- Stated problem -
Extract the lines between the ones holding "Write the D3.js code for this chart." and "const gm2014Err = [0.4, 0.65];", inclusive, exactly as written and nothing more.

- Material for this task -
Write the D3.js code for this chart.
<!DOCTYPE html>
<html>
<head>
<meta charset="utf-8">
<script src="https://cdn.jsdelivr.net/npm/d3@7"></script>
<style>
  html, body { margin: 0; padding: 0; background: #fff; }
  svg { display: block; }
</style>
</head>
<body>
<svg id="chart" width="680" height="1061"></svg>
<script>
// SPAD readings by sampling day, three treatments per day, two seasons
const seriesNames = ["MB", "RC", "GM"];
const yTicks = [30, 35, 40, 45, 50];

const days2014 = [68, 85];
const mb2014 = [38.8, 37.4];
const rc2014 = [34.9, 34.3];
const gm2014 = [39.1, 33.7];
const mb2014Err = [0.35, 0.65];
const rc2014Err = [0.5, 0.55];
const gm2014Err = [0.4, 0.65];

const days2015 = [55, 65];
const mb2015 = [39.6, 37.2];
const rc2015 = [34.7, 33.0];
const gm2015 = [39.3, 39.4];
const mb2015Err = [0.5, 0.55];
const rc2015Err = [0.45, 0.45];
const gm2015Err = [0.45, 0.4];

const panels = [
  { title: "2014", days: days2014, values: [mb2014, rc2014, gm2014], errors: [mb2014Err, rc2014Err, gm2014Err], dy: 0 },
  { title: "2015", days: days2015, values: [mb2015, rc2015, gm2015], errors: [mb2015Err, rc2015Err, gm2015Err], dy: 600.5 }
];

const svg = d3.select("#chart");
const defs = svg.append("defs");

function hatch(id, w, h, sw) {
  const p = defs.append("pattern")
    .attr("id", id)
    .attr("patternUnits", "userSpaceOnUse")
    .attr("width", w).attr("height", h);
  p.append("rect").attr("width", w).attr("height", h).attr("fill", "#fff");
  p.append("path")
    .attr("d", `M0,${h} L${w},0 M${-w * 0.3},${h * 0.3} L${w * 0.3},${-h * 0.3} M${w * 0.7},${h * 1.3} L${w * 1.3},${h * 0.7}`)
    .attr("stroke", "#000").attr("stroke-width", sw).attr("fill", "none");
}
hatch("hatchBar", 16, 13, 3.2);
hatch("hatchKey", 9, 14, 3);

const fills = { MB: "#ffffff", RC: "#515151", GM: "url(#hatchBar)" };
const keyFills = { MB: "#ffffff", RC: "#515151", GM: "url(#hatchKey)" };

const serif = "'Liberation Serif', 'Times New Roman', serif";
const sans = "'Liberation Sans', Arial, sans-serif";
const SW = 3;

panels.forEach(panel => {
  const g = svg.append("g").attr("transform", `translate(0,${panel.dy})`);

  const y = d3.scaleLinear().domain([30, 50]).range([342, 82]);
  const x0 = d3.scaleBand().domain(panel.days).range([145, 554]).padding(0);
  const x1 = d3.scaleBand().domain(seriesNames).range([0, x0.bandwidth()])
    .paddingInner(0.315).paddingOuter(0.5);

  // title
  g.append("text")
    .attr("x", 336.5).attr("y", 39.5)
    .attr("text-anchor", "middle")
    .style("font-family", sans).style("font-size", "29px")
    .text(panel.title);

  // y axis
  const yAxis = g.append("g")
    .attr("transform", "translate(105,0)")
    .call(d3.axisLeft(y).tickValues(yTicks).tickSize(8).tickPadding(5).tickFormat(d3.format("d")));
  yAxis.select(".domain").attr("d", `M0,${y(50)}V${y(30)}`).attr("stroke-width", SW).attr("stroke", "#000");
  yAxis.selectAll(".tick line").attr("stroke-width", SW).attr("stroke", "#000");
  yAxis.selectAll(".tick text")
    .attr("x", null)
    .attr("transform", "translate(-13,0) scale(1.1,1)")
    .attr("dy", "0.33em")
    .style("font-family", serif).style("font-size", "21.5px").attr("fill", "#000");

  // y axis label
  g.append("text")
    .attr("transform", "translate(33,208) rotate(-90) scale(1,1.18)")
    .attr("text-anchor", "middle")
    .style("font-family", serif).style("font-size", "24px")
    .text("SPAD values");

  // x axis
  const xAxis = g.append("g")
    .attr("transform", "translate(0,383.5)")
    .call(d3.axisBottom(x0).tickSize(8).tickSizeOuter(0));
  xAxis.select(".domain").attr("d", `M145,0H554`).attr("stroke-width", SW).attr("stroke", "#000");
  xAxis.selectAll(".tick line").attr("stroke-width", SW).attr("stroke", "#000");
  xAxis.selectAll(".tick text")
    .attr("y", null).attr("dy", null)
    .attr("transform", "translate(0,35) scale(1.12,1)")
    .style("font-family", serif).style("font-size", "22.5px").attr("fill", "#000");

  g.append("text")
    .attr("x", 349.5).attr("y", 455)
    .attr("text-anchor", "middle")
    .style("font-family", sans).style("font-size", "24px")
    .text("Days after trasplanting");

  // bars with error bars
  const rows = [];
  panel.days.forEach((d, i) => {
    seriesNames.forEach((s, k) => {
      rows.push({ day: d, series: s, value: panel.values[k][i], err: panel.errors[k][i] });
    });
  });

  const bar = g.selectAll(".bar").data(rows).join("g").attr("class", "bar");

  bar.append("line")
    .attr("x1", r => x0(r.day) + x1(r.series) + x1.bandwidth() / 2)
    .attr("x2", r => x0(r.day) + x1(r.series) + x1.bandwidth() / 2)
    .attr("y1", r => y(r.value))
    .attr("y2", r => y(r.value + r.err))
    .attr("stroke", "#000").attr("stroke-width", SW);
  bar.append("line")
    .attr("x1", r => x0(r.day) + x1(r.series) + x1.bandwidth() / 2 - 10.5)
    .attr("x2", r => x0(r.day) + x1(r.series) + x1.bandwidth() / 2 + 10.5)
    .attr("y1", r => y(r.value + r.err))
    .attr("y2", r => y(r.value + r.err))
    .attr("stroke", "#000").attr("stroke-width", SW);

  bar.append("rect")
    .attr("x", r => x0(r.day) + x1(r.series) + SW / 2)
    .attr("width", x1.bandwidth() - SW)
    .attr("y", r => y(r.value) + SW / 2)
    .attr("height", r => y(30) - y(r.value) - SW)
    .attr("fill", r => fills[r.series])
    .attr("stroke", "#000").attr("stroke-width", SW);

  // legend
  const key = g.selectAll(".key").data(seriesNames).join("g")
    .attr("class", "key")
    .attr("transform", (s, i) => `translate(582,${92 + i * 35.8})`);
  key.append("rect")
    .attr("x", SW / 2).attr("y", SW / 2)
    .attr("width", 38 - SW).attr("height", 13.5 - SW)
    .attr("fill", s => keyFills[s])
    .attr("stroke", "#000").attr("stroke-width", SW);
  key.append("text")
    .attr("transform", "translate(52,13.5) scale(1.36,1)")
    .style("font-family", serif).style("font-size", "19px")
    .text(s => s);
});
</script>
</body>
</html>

--

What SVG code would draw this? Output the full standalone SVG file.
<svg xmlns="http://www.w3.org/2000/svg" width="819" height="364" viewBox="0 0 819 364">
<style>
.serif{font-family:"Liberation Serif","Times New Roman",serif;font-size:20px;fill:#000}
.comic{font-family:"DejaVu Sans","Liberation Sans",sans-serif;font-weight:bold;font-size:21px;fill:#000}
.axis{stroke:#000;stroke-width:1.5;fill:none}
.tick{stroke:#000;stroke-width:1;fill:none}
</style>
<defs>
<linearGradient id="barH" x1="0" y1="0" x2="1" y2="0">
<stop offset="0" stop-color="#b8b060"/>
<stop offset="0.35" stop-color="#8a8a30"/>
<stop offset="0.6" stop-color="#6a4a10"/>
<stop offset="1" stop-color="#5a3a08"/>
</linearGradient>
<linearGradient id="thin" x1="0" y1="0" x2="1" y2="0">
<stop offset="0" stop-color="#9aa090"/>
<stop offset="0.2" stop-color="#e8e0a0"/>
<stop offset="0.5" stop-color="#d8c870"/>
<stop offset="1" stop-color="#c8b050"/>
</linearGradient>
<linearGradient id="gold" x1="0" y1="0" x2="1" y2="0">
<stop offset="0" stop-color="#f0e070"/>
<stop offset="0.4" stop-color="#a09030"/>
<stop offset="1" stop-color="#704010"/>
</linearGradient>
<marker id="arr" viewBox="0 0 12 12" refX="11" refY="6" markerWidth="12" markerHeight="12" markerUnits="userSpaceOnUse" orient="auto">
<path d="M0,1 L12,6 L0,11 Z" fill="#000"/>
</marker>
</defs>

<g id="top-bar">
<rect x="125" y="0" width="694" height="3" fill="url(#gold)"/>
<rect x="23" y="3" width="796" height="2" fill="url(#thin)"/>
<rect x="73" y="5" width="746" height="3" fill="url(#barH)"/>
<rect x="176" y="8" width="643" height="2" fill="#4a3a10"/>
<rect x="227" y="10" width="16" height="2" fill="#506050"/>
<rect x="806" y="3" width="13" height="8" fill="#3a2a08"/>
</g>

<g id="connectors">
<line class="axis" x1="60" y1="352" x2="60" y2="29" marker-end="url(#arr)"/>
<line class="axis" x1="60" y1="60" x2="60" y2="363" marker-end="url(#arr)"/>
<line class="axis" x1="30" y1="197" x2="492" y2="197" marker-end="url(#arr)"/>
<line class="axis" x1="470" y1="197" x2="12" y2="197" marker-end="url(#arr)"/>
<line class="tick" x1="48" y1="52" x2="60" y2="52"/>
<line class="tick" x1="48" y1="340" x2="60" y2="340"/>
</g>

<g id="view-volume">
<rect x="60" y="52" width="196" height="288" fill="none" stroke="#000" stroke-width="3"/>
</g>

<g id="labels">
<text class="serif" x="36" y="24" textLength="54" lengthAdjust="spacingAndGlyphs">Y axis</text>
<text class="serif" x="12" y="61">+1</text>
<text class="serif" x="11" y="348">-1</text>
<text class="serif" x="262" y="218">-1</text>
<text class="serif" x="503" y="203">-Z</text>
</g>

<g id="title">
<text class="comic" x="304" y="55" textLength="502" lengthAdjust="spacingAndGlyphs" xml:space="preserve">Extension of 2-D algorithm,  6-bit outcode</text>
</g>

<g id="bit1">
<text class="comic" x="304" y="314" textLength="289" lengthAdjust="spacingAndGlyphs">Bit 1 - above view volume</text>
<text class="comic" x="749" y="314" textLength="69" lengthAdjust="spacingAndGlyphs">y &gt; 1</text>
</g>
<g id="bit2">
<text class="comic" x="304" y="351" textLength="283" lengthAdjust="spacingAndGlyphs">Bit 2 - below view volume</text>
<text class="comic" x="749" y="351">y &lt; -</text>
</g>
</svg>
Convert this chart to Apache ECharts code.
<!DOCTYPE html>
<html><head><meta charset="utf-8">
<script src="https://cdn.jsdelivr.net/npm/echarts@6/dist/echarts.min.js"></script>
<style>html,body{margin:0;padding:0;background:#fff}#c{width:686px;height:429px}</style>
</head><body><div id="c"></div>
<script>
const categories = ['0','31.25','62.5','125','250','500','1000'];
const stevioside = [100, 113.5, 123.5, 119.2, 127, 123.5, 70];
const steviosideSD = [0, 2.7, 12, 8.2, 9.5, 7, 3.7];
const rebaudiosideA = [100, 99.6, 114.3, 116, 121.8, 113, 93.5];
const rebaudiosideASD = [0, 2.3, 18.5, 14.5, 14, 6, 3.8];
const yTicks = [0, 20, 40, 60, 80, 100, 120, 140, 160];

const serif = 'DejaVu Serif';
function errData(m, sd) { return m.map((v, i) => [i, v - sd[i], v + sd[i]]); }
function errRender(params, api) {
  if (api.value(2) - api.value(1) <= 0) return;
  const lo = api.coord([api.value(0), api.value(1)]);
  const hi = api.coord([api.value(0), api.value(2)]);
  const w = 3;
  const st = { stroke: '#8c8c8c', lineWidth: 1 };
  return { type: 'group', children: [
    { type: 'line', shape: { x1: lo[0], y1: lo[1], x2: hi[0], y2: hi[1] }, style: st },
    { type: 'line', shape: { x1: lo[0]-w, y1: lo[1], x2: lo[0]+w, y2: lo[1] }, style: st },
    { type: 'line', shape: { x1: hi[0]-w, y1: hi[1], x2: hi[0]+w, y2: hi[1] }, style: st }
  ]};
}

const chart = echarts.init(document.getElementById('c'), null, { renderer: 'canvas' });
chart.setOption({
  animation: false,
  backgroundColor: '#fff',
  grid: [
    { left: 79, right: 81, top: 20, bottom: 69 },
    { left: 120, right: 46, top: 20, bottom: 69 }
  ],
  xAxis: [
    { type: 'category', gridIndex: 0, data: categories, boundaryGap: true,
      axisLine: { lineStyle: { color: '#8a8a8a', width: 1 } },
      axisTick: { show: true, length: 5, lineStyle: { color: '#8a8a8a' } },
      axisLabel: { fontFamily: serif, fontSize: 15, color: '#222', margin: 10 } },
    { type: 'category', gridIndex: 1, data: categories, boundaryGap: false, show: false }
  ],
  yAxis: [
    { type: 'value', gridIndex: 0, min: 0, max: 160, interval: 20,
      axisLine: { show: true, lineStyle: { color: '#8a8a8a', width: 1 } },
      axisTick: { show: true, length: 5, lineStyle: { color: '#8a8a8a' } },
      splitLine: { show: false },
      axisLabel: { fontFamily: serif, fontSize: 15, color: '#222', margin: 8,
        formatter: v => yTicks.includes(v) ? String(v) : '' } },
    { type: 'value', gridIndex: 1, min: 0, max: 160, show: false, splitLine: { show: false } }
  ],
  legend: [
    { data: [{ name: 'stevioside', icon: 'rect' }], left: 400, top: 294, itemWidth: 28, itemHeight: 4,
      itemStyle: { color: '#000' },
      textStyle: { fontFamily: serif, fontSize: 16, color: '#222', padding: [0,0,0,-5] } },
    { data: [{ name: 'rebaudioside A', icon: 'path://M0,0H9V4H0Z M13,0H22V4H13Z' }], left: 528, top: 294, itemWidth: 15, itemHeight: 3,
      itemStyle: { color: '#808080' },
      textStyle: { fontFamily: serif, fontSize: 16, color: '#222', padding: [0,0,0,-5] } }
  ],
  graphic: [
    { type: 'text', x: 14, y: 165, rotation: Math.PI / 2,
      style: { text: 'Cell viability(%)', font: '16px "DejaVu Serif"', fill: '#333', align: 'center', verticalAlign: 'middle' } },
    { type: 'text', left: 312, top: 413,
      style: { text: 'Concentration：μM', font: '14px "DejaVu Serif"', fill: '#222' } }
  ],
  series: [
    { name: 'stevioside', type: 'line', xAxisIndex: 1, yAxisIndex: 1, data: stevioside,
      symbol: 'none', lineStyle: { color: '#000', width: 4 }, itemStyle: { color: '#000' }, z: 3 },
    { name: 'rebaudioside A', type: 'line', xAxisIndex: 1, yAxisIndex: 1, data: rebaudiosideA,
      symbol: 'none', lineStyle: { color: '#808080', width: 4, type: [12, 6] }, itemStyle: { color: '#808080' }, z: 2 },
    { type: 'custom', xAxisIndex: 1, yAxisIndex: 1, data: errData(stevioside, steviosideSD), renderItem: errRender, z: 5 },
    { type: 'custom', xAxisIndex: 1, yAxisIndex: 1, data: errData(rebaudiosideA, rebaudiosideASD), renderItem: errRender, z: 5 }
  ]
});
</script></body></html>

* * *

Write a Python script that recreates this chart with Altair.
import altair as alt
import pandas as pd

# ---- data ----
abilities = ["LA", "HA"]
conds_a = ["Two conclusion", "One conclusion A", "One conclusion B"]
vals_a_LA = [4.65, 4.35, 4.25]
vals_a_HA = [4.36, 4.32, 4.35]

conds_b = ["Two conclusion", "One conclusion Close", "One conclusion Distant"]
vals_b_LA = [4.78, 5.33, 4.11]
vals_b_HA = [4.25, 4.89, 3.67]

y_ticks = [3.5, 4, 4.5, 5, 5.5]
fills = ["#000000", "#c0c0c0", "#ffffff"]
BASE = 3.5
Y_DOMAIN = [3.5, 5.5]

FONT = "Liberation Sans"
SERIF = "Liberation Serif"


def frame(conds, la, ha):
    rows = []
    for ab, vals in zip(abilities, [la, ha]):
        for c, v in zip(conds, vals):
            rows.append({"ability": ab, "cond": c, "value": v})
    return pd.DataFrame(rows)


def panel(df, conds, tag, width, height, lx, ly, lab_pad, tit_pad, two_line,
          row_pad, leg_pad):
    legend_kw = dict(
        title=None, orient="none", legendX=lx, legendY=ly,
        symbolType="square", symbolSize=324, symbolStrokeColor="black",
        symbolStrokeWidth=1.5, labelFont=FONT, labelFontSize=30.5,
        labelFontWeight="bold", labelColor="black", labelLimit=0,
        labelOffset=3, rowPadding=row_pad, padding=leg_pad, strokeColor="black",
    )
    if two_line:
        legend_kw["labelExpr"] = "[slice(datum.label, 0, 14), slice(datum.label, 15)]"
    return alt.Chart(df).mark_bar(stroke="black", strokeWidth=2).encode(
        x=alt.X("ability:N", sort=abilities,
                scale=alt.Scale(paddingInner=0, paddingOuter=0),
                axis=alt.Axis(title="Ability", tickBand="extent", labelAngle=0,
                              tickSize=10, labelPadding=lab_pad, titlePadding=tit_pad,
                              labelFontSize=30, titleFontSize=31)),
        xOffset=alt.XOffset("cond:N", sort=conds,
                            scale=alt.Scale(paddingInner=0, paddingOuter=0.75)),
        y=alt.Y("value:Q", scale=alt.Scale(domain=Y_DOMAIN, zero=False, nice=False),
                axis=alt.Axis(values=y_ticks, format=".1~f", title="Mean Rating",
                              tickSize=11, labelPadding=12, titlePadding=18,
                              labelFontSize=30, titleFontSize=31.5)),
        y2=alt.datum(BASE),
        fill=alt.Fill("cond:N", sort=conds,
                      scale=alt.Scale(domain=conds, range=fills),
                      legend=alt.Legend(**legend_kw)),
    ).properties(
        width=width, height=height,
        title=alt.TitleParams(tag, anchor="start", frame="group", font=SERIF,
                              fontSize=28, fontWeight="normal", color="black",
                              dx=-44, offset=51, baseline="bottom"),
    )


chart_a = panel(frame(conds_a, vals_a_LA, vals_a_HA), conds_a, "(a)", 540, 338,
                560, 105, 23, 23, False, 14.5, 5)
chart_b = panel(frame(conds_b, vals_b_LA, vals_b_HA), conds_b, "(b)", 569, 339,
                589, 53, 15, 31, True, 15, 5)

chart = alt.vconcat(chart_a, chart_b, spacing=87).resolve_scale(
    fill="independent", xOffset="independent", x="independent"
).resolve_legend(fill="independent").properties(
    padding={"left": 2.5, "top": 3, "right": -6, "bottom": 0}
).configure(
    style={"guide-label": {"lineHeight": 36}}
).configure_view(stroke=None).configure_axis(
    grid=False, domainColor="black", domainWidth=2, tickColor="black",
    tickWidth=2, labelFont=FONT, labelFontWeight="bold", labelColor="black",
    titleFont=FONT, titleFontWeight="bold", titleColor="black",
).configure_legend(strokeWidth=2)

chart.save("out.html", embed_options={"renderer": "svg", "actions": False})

- Result of the task -
Write the D3.js code for this chart.
<!DOCTYPE html>
<html>
<head>
<meta charset="utf-8">
<script src="https://cdn.jsdelivr.net/npm/d3@7"></script>
<style>
  html, body { margin: 0; padding: 0; background: #fff; }
  svg { display: block; }
</style>
</head>
<body>
<svg id="chart" width="680" height="1061"></svg>
<script>
// SPAD readings by sampling day, three treatments per day, two seasons
const seriesNames = ["MB", "RC", "GM"];
const yTicks = [30, 35, 40, 45, 50];

const days2014 = [68, 85];
const mb2014 = [38.8, 37.4];
const rc2014 = [34.9, 34.3];
const gm2014 = [39.1, 33.7];
const mb2014Err = [0.35, 0.65];
const rc2014Err = [0.5, 0.55];
const gm2014Err = [0.4, 0.65];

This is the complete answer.